Cancer is a disease that respects no anatomical boundaries, age or gender. The spectrum of resulting clinical problems encompasses work by all research groups at the O’Brien Institute, a Department of St Vincent’s Institute.
Treatment for cancer consists of surgery to remove the cancer and/or the lymph nodes to which the cancer spreads, or non-surgical treatments such as chemotherapy or radiotherapy. The range of cancers for which radiotherapy is being used is ever expanding.
Unfortunately, there is unavoidable exposure to the surrounding normal cells in these treatments, often killing health cells causing permanent damage or injury that affects a patient’s quality of life. This includes the damage caused by removal of tumors and cancer cells. Repair requires tissue engineering solutions to create tissue (adipose research) that is sustained by an adequate blood supply (adipose biology research). In addition, changes in normal tissues caused by radiotherapy and chemotherapy may result in ongoing tissue contracture, pain, lymphoedema, and tissue breakdown causing significant disability, infection, and potentially life-threatening exposure of vital structures. The Foundation has supported the O’Brien institute in developing in-vitro models that mimic the dosage regimes administered to cancer patients, specifically focusing on the cell types that occur in the skin. Organs can also be damaged through treatment such as the heart or the liver. For example, to replace the cardiac cells damaged by radiation, which can cause premature heart attacks, the cardiac regeneration group have grown heart cells while the vascular biology group have grown liver cells in a dish.

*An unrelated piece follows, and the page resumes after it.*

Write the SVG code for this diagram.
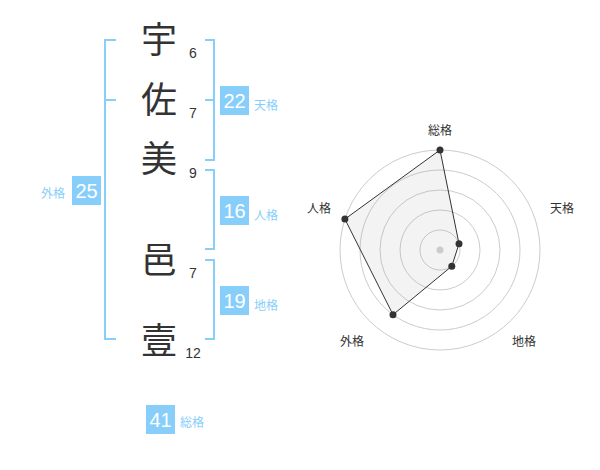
<svg xmlns="http://www.w3.org/2000/svg" width="600" height="470" viewBox="0 0 600 470">
<style>
.ch{font-family:"Noto Sans CJK JP","Noto Sans CJK SC",sans-serif;font-size:36px;fill:#333;text-anchor:middle}
.st{font-family:"Liberation Sans",Arial,sans-serif;font-size:14px;fill:#333;text-anchor:middle}
.br{fill:none;stroke:#87cefa;stroke-width:2}
.bx{fill:#87cefa}
.bn{font-family:"Liberation Sans",Arial,sans-serif;font-size:20px;fill:#fff;text-anchor:middle}
.bl{font-family:"Noto Sans CJK JP","Noto Sans CJK SC",sans-serif;font-size:12px;fill:#87cefa}
.rl{font-family:"Noto Sans CJK JP","Noto Sans CJK SC",sans-serif;font-size:12px;fill:#333;text-anchor:middle}
.ring{fill:none;stroke:#ccc;stroke-width:1}
.pt{fill:#333}
</style>
<rect width="600" height="470" fill="#fff"/>
<g id="chars">
<text class="ch" x="159" y="53">宇</text>
<text class="ch" x="159" y="113">佐</text>
<text class="ch" x="159" y="172">美</text>
<text class="ch" x="159" y="273">邑</text>
<text class="ch" x="159" y="354">壹</text>
</g>
<g id="strokes">
<text class="st" x="193" y="58">6</text>
<text class="st" x="193" y="118">7</text>
<text class="st" x="193" y="178">9</text>
<text class="st" x="193" y="278">7</text>
<text class="st" x="193" y="358">12</text>
</g>
<g id="connectors">
<path class="br" d="M116,40H105V339H116M105,100H116"/>
<path class="br" d="M205,40H214V160H205M205,100H214"/>
<path class="br" d="M205,170H214V249H205"/>
<path class="br" d="M205,260H214V339H205"/>
</g>
<g id="tenkaku">
<rect class="bx" x="220" y="86" width="29" height="29"/>
<text class="bn" x="234.5" y="107.5">22</text>
<text class="bl" x="254" y="109.5">天格</text>
</g>
<g id="jinkaku">
<rect class="bx" x="220" y="196" width="29" height="29"/>
<text class="bn" x="234.5" y="217.5">16</text>
<text class="bl" x="254" y="219.5">人格</text>
</g>
<g id="chikaku">
<rect class="bx" x="220" y="286" width="29" height="29"/>
<text class="bn" x="234.5" y="307.5">19</text>
<text class="bl" x="254" y="309.5">地格</text>
</g>
<g id="gaikaku">
<rect class="bx" x="72" y="176" width="29" height="29"/>
<text class="bn" x="86.5" y="197.5">25</text>
<text class="bl" x="41" y="197.5">外格</text>
</g>
<g id="soukaku">
<rect class="bx" x="146" y="405" width="29" height="29"/>
<text class="bn" x="160.5" y="426.5">41</text>
<text class="bl" x="180" y="426.5">総格</text>
</g>
<g id="radar">
<circle class="ring" cx="440" cy="250" r="20"/>
<circle class="ring" cx="440" cy="250" r="40"/>
<circle class="ring" cx="440" cy="250" r="60"/>
<circle class="ring" cx="440" cy="250" r="80"/>
<circle class="ring" cx="440" cy="250" r="100"/>
<polygon points="440,150 459,243.8 451.8,266.2 393,314.7 344.9,219.1" fill="#999" fill-opacity="0.12" stroke="#333" stroke-width="1"/>
<circle cx="440" cy="250" r="3.5" fill="#ccc"/>
<circle class="pt" cx="440" cy="150" r="3.5"/>
<circle class="pt" cx="459" cy="243.8" r="3.5"/>
<circle class="pt" cx="451.8" cy="266.2" r="3.5"/>
<circle class="pt" cx="393" cy="314.7" r="3.5"/>
<circle class="pt" cx="344.9" cy="219.1" r="3.5"/>
<text class="rl" x="440" y="135">総格</text>
<text class="rl" x="562" y="213">天格</text>
<text class="rl" x="319" y="213">人格</text>
<text class="rl" x="352" y="346">外格</text>
<text class="rl" x="524" y="346">地格</text>
</g>
</svg>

Researchers at The O’Brien Institute have been supported by the Foundation to undertake research that has helped to unlock some of the secretes behind the crippling and clinically devastating adverse effects of radiotherapy. This has employed cutting-edge technology at the lab bench using clinical samples and cell experimentation. The techniques used have probed into the central workings of the cell and the RNA and DNA that becomes impaired as a result of the radiation damage. Importantly, using this information, the researchers in the lymphatic and adipose biology group have harnessed the therapeutic effects of fat-derived stem cells to reverse this profound radiation damage. This work not only has implications following cancer treatment, but also in tissue regeneration more broadly.